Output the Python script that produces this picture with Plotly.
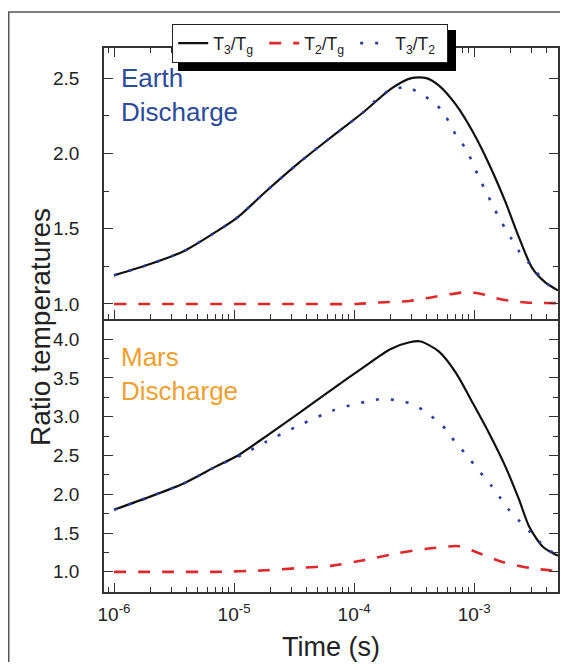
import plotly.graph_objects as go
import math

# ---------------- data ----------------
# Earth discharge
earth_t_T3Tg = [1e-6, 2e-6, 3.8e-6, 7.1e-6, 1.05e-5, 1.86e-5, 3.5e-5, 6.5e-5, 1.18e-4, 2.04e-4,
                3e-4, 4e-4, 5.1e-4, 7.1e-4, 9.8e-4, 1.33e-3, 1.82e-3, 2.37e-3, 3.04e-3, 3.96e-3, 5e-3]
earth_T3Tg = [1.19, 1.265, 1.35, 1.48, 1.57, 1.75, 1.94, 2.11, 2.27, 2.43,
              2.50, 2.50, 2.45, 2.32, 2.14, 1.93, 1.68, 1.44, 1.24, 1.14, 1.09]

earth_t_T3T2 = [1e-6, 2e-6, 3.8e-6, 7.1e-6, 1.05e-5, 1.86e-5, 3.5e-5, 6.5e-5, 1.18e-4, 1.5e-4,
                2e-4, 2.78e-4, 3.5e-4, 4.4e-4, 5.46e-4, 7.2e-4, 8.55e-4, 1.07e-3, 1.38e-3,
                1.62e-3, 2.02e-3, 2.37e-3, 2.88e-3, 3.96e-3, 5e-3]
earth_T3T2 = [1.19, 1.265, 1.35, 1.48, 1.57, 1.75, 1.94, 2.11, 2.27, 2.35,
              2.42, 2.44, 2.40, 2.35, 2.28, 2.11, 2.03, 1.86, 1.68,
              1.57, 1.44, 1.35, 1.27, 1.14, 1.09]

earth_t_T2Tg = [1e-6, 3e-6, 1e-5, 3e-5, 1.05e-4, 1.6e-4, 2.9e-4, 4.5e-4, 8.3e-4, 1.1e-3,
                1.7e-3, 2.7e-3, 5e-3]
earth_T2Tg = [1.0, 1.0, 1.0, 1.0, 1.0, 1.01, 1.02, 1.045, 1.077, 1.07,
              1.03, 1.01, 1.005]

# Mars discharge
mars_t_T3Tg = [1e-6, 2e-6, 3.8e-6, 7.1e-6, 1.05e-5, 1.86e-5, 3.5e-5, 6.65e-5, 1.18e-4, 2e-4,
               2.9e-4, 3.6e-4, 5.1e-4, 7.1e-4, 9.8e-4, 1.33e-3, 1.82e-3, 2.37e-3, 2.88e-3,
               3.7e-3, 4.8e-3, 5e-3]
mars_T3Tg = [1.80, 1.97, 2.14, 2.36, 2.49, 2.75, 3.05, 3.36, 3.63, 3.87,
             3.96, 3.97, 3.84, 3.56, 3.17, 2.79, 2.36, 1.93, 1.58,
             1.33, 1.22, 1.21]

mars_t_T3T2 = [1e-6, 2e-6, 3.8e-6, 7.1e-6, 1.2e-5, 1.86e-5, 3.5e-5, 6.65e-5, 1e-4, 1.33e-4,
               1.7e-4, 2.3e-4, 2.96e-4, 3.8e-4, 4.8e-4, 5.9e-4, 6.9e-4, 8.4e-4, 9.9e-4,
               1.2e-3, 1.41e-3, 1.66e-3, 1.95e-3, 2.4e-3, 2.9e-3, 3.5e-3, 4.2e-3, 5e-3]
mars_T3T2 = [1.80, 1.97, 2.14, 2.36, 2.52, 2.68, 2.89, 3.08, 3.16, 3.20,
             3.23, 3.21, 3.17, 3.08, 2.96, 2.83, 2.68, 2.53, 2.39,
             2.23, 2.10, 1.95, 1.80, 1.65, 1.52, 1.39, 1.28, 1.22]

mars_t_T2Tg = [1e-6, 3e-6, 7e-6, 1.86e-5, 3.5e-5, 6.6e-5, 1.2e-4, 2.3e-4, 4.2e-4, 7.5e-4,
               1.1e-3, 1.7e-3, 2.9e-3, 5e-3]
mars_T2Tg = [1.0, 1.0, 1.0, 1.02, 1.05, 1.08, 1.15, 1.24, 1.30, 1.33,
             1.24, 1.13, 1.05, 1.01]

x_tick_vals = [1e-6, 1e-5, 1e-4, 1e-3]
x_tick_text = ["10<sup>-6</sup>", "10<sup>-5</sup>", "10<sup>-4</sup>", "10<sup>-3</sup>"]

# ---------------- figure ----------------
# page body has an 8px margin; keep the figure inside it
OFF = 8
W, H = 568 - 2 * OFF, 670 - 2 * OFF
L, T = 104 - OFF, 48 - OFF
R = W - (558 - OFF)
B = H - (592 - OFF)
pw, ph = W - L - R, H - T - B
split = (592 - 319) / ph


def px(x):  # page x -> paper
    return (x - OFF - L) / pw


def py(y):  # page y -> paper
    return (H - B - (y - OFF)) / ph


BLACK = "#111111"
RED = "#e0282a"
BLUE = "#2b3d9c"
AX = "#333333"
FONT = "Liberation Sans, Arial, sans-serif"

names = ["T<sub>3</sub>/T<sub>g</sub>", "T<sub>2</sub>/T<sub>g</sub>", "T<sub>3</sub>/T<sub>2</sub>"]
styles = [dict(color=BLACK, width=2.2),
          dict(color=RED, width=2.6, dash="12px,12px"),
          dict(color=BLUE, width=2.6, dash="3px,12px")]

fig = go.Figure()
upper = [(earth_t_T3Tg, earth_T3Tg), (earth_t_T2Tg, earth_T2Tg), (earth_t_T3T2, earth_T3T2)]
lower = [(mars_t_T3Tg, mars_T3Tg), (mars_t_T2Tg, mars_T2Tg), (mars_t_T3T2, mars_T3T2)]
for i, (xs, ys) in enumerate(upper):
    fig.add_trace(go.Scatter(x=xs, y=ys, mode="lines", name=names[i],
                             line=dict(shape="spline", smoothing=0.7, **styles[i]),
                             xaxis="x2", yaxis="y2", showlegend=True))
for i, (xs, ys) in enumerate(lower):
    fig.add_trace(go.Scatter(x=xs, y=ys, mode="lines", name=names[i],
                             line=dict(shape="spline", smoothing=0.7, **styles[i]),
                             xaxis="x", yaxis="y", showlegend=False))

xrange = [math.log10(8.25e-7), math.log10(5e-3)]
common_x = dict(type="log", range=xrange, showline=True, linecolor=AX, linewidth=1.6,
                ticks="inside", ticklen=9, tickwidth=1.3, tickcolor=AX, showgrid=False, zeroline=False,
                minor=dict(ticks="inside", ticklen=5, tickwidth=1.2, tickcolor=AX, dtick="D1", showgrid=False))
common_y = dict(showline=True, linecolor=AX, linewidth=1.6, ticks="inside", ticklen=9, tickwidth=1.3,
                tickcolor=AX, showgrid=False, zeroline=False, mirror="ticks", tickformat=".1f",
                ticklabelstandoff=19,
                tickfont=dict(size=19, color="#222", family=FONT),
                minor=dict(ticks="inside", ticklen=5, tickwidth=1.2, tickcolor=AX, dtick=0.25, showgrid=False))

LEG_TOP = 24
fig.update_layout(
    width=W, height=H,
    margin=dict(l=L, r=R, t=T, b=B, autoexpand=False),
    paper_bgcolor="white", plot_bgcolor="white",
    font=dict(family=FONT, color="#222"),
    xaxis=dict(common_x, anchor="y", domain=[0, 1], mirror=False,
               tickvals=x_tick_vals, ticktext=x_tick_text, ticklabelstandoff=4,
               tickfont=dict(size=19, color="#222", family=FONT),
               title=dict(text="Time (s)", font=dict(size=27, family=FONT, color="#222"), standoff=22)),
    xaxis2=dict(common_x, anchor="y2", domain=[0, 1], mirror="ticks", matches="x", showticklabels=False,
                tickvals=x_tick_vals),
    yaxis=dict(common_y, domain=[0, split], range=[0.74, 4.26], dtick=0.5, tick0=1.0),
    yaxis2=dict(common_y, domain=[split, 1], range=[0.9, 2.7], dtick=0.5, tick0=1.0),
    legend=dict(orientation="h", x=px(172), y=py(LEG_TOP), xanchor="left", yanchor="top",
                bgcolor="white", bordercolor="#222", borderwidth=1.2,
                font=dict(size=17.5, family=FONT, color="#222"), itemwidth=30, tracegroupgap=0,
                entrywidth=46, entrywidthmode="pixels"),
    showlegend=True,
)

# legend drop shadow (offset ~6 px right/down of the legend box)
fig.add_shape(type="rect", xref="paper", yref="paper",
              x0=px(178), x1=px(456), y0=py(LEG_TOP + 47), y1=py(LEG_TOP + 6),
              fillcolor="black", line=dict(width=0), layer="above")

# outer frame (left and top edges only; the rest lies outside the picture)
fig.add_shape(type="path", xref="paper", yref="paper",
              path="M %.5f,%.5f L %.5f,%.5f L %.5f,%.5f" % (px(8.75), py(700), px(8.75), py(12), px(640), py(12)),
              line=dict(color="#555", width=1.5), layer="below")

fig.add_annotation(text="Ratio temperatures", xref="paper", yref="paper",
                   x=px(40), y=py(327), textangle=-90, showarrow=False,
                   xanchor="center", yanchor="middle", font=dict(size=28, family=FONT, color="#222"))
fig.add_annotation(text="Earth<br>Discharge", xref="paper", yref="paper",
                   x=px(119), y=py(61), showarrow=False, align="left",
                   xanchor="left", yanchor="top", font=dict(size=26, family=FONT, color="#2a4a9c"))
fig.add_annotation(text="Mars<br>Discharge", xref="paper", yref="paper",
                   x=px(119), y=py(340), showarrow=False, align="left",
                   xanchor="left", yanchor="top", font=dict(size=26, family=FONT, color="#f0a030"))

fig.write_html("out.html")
☆ ☆ ☆
## What you should do
Leave the pictures out and reproduce exactly the lines from the top of the listing above through the line with "import math".

## In response
Output the Python script that produces this picture with Plotly.
import plotly.graph_objects as go
import math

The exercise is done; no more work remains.